Ancient Incomprehensible Vernaculars

There are a few well known cases of vernacular language inscriptions within churches. The Saxon Church in Breamore, Hampshire, is noted for a prominent Anglo-Saxon inscription over the archway. Dated around A.D. 1000, it translates "Here the covenant is manifested to thee".


In the Basilica of San Clemente in Rome is a fresco of St. Clement and Sisinnius that contains one of the earliest examples of the Italian language—though one that takes "vulgar tongue" rather literally:


Since the 1960s we have focused a great deal of attention on liturgical Latin versus the vernacular, but this conversation has by now tended to rather break down into simplistic all-or-nothing camps. 

Rather than being brutally minimalist about the whole question, it might be worth examining how language can be used not only liturgically but supplementally: to decorate sacred spaces and narrate stories from sacred history, while providing an essential cultural chain stretching from the modern world back through the medieval period and into antiquity. Architecture is, as in the examples above, a great way to accomplish this subtly and yet effectively.
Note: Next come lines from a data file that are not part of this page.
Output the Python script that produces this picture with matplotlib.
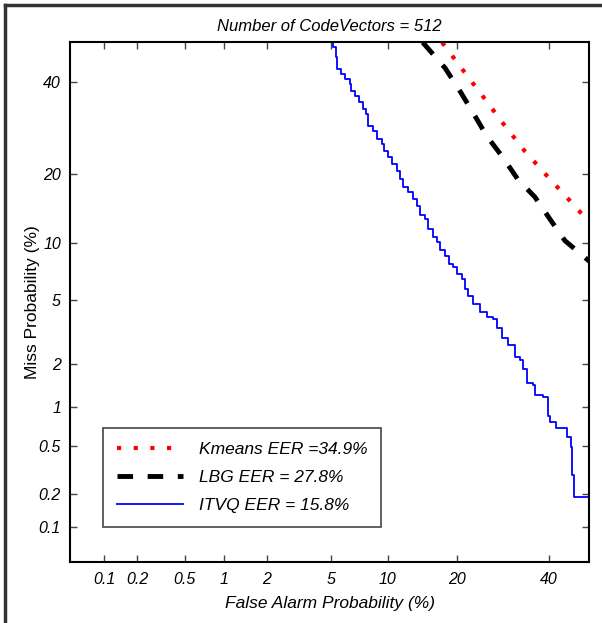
import numpy as np
import matplotlib
matplotlib.use("Agg")
import matplotlib.pyplot as plt
from matplotlib.lines import Line2D
from statistics import NormalDist

plt.rcParams['font.family'] = ['Liberation Sans', 'DejaVu Sans']

# DET curves, values in percent (false alarm, miss)
kmeans_fa = [17.5, 21.3, 25.6, 29.4, 34.2, 39.2, 44.7, 50.3]
kmeans_miss = [50.0, 42.7, 35.6, 30.1, 24.4, 20.0, 16.0, 12.5]

lbg_fa = [14.5, 18.0, 20.6, 23.2, 25.8, 29.2, 32.6, 36.6, 40.5, 44.0, 50.3]
lbg_miss = [50.0, 43.5, 37.8, 32.4, 27.5, 23.2, 19.1, 16.2, 12.8, 10.3, 8.1]

itvq_fa = [4.95, 5.15, 5.36, 5.42, 5.71, 6.01, 6.4, 6.48, 6.81, 7.15, 7.5,
           7.78, 7.97, 8.45, 8.85, 9.37, 9.59, 10.0, 10.5, 11.1, 11.4, 11.8,
           12.5, 13.1, 13.7, 14.1, 14.8, 15.3, 16.0, 16.7, 17.1, 18.0, 18.6,
           19.3, 20.0, 20.9, 21.5, 22.1, 23.0, 24.4, 25.8, 27.1, 27.9, 29.0,
           30.3, 31.9, 33.0, 33.7, 34.7, 36.1, 36.6, 38.5, 39.7, 40.2, 41.7,
           44.0, 44.5, 45.5, 45.7, 46.2, 48.5, 50.0, 50.0]
itvq_miss = [50.4, 48.8, 46.3, 43.3, 42.0, 40.8, 39.5, 37.8, 36.6, 35.2,
             33.5, 32.4, 29.7, 28.6, 26.9, 25.8, 24.4, 23.2, 21.9, 20.6,
             19.1, 17.9, 17.0, 15.9, 14.8, 13.6, 13.0, 11.7, 10.7, 10.1,
             9.24, 8.62, 7.84, 7.56, 6.95, 6.53, 5.76, 5.26, 4.73, 4.25,
             3.97, 3.86, 3.45, 2.99, 2.7, 2.25, 2.15, 1.85, 1.5, 1.45, 1.23,
             1.19, 0.864, 0.778, 0.7, 0.7, 0.595, 0.496, 0.291, 0.188, 0.188,
             0.0979, 0.01]

labels = ["Kmeans EER =34.9%", "LBG EER = 27.8%", "ITVQ EER = 15.8%"]
tick_vals = [0.1, 0.2, 0.5, 1, 2, 5, 10, 20, 40]
tick_text = ["0.1", "0.2", "0.5", "1", "2", "5", "10", "20", "40"]

_nd = NormalDist()
_ppf = np.vectorize(_nd.inv_cdf, otypes=[float])
_cdf = np.vectorize(_nd.cdf, otypes=[float])


def probit(p):
    p = np.clip(np.asarray(p, dtype=float) / 100.0, 1e-9, 1 - 1e-9)
    return _ppf(p)


def inv_probit(z):
    return _cdf(np.asarray(z, dtype=float)) * 100.0


fig = plt.figure(figsize=(6.02, 6.23), dpi=100)
ax = fig.add_axes([0.1163, 0.0979, 0.8621, 0.8347])
ax.set_xscale('function', functions=(probit, inv_probit))
ax.set_yscale('function', functions=(probit, inv_probit))

ax.plot(kmeans_fa, kmeans_miss, color='red', lw=3,
        linestyle=(0, (1, 3)), label=labels[0])
ax.plot(lbg_fa, lbg_miss, color='black', lw=3.5,
        linestyle=(0, (3.2, 3)), label=labels[1])
ax.plot(itvq_fa, itvq_miss, color='blue', lw=1.3,
        drawstyle='steps-post', label=labels[2])

ax.set_xlim(0.047, 50.1)
ax.set_ylim(0.046, 50.1)
ax.set_xticks(tick_vals)
ax.set_xticklabels(tick_text)
ax.set_yticks(tick_vals)
ax.set_yticklabels(tick_text)
ax.minorticks_off()
ax.tick_params(direction='in', length=5, width=1, top=True, right=True,
               labelsize=11.5, color='#444444')
ax.tick_params(axis='x', pad=7)
ax.tick_params(axis='y', pad=6.5)
for lab in ax.get_xticklabels() + ax.get_yticklabels():
    lab.set_fontstyle('italic')
for s in ax.spines.values():
    s.set_linewidth(1.5)

ax.set_title("Number of CodeVectors = 512", fontsize=12, style='italic', pad=8)
ax.set_xlabel("False Alarm Probability (%)", fontsize=12.5, style='italic', labelpad=7)
ax.set_ylabel("Miss Probability (%)", fontsize=12.5)
ax.yaxis.set_label_coords(-0.058, 0.5)

leg = ax.legend(loc='lower left', bbox_to_anchor=(0.064, 0.067),
                prop={'style': 'italic', 'size': 12.5}, fancybox=False,
                edgecolor='#444444', framealpha=1, handlelength=3.8,
                handletextpad=0.9, borderpad=0.8, labelspacing=0.75,
                borderaxespad=0)
leg.get_frame().set_linewidth(1.2)

# outer border of the screenshot
fig.add_artist(Line2D([0.009, 0.009], [0.0, 0.992], color='#333333', lw=2.5,
                      transform=fig.transFigure))
fig.add_artist(Line2D([0.009, 1.0], [0.992, 0.992], color='#333333', lw=2.5,
                      transform=fig.transFigure))

fig.savefig("out.png", dpi=100)
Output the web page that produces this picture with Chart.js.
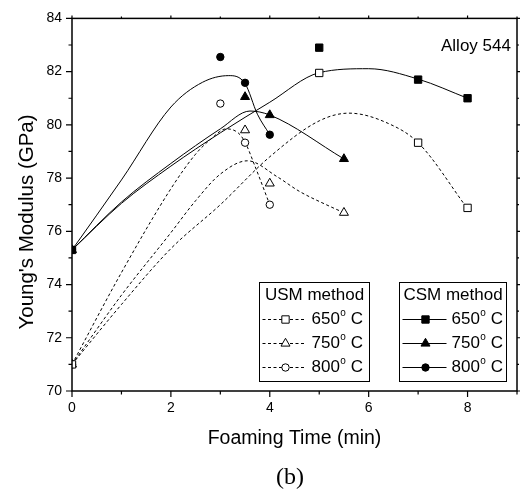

The hymns and popular songs of Christmastide offer a model for hymnody as well. They seem to easily switch between Latin, hieratic English, modern English, other European languages, and even a few regional English dialects with facility. In adoration before the praesepio, no one seems to have any problem with linguistic code-switching even within a single hymn. They will start Adeste Fideles in Latin and end it in English. And no one ever complained that there was a Hebrew Alleluia or Greek Kyrie in the middle of the Latin Mass.

Nonetheless, I am guessing many contemporary liturgical minds will recoil from taking a page from the Saxon Church or from Caedmon's Hymn and using, say, the Anglo-Saxon language in English ecclesiastical art and hymnody. Very likely, its archaic incomprehensibility holds very little appeal for liberal churchmen, and its vernacular novelty holds very little appeal for traditional ones.

But it is worth considering whether, in leaving languages like these strictly in the past, we are failing to emphasize the essential continuity between the Church of Augustine, Caedmon, and Newman. And we are certainly ceding a great swath of our own historical territory to the Enemy, who seems bent on reframing the Middle Ages as a popular but quasi-fantastic realm of castles, bards, wizards, Vikings and fairies—but no Church.

Since the very day of Pentecost, the Church has been able to speak in the various tongues of men. Since then we have learned to speak many more, and all our various attempts in that regard have dotted the globe.

Rather than reduce this divine gift to a mere line of scrimmage in an absolutist liturgical battleground,  let us deftly make use of all these languages as fully and as cleverly in all the ways we can, in fulfilling our divine mandate to pour out the Holy Ghost upon the world.